1. If it performs suitably, then congratulations: you have a very fast, very interpretable classifier for your problem. 
2. If it does not perform well, then you can begin exploring more sophisticated models, with some baseline knowledge of how well they should perform.


Naive Bayes classifiers tend to perform especially well in one of the following situations:
- When the naive assumptions actually match the data (very rare in practice)
- For very well-separated categories, when model complexity is less important
- For very high-dimensional data, when model complexity is less important

This means that **clusters in high dimensions tend to be more separated, on average, than clusters in low dimensions**, assuming the new dimensions actually add information. 

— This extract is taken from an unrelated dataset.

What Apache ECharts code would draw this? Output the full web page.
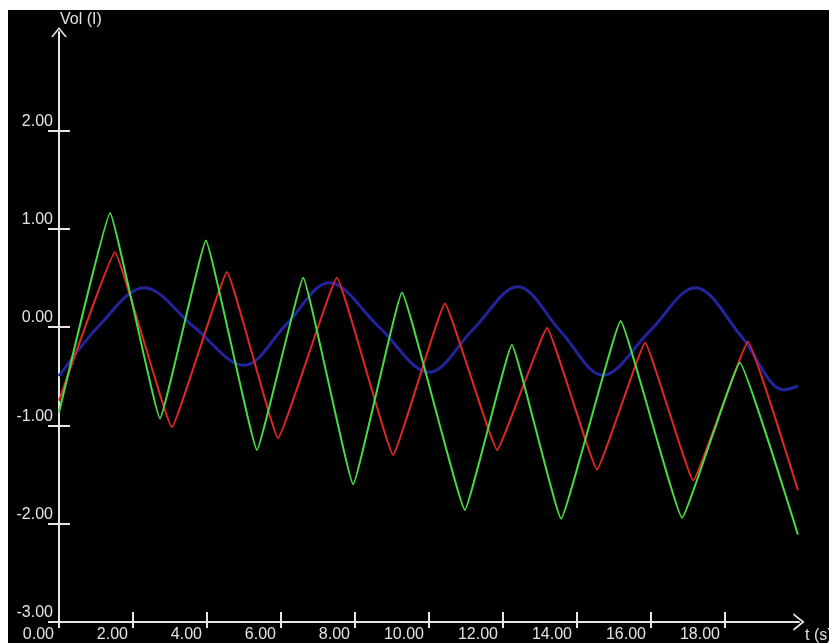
<!DOCTYPE html>
<html>
<head>
<meta charset="utf-8">
<script src="https://cdn.jsdelivr.net/npm/echarts@6/dist/echarts.min.js"></script>
<style>
  html, body { margin: 0; padding: 0; background: #ffffff; width: 829px; height: 643px; overflow: hidden; }
  #chart { position: absolute; left: 8px; top: 10px; width: 821px; height: 633px; }
</style>
</head>
<body>
<div id="chart"></div>
<script>
// ---- data ----
const xTicks = [0, 2, 4, 6, 8, 10, 12, 14, 16, 18];
const yTicks = [-3, -2, -1, 0, 1, 2];

const blueT = [0, 1.1, 2.3, 3.65, 5.0, 6.15, 7.3, 8.65, 10.0, 11.2, 12.4, 13.55, 14.7, 15.95, 17.2, 18.45, 19.6, 19.97];
const blueV = [-0.5, 0.02, 0.40, 0.0, -0.39, 0.03, 0.45, 0.0, -0.46, -0.02, 0.41, -0.04, -0.49, -0.05, 0.40, -0.10, -0.64, -0.60];

const redT = [0, 1.51, 3.05, 4.54, 5.92, 7.51, 9.03, 10.43, 11.84, 13.19, 14.54, 15.84, 17.14, 18.62, 19.97];
const redV = [-0.75, 0.76, -1.02, 0.56, -1.13, 0.50, -1.30, 0.24, -1.25, -0.01, -1.45, -0.16, -1.56, -0.15, -1.66];

const greenT = [0, 1.38, 2.73, 3.97, 5.35, 6.6, 7.95, 9.27, 10.97, 12.24, 13.57, 15.18, 16.84, 18.4, 19.97];
const greenV = [-0.87, 1.16, -0.93, 0.88, -1.25, 0.50, -1.60, 0.35, -1.86, -0.18, -1.95, 0.06, -1.94, -0.36, -2.11];

const xName = 't (s)';
const yName = 'Vol (I)';

// ---- chart ----
const pairs = (t, v) => t.map((x, i) => [x, v[i]]);
const axisColor = '#e6e6e6';
const font = { color: '#e2e2e2', fontFamily: 'Liberation Sans, Arial, sans-serif', fontSize: 16 };
const chevron = 'path://M0,10 L8,0 L16,10 L14,10 L8,2.5 L2,10 Z';

const chart = echarts.init(document.getElementById('chart'), null, { renderer: 'canvas' });
chart.setOption({
  backgroundColor: '#000000',
  animation: false,
  grid: { left: 51, top: 22, right: 30, bottom: 21, containLabel: false, outerBoundsMode: 'none' },
  xAxis: [
    {
      type: 'value', min: 0, max: 20, position: 'bottom',
      name: xName, nameLocation: 'end', nameGap: 6,
      nameTextStyle: Object.assign({}, font, { verticalAlign: 'top', align: 'left', padding: [6, 0, 0, 0] }),
      axisLine: { show: true, onZero: false, lineStyle: { color: axisColor, width: 2 },
        symbol: ['none', chevron], symbolSize: [18, 12] },
      axisTick: { show: true, inside: false, length: 6, customValues: xTicks, lineStyle: { color: axisColor, width: 2 } },
      axisLabel: Object.assign({}, font, { show: true, customValues: xTicks, align: 'right', verticalAlign: 'top',
        margin: 5, padding: [0, 5, 0, 0], formatter: v => v.toFixed(2) }),
      splitLine: { show: false }
    },
    {
      type: 'value', min: 0, max: 20, position: 'bottom',
      axisLine: { show: false, onZero: false },
      axisTick: { show: true, inside: true, length: 10, customValues: xTicks, lineStyle: { color: axisColor, width: 2 } },
      axisLabel: { show: false },
      splitLine: { show: false }
    }
  ],
  yAxis: [
    {
      type: 'value', min: -3, max: 3, position: 'left',
      name: yName, nameLocation: 'end', nameGap: 4,
      nameTextStyle: Object.assign({}, font, { align: 'left', padding: [0, 0, 0, 1] }),
      axisLine: { show: true, onZero: false, lineStyle: { color: axisColor, width: 2 },
        symbol: ['none', chevron], symbolSize: [16, 10] },
      axisTick: { show: true, inside: false, length: 11, customValues: yTicks, lineStyle: { color: axisColor, width: 2 } },
      axisLabel: Object.assign({}, font, { show: true, customValues: yTicks, align: 'right', verticalAlign: 'bottom',
        margin: 6, padding: [0, 0, 1, 0], formatter: v => v.toFixed(2) }),
      splitLine: { show: false }
    },
    {
      type: 'value', min: -3, max: 3, position: 'left',
      axisLine: { show: false, onZero: false },
      axisTick: { show: true, inside: true, length: 11, customValues: yTicks, lineStyle: { color: axisColor, width: 2 } },
      axisLabel: { show: false },
      splitLine: { show: false }
    }
  ],
  series: [
    { name: 'blue', type: 'line', data: pairs(blueT, blueV), showSymbol: false, smooth: 0.35,
      lineStyle: { color: '#23239c', width: 3 }, z: 2 },
    { name: 'red', type: 'line', data: pairs(redT, redV), showSymbol: false, smooth: 0.08,
      lineStyle: { color: '#e02626', width: 2 }, z: 3 },
    { name: 'green', type: 'line', data: pairs(greenT, greenV), showSymbol: false, smooth: 0.08,
      lineStyle: { color: '#46dc46', width: 2 }, z: 4 }
  ]
});
</script>
</body>
</html>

For this reason, simplistic classifiers like naive Bayes tend to work as well or better than more complicated classifiers as the dimensionality grows: **once you have enough data, even a simple model can be very powerful**.

## Weaknesses

Because naive Bayesian classifiers make such **stringent assumptions about data**, they will generally **not perform as well as a more complicated model**. 

## Usage

- GaussianNB is mostly used on very high-dimensional data.
- BernoulliNB, and MultinomialNB are widely used for sparse count data such as text.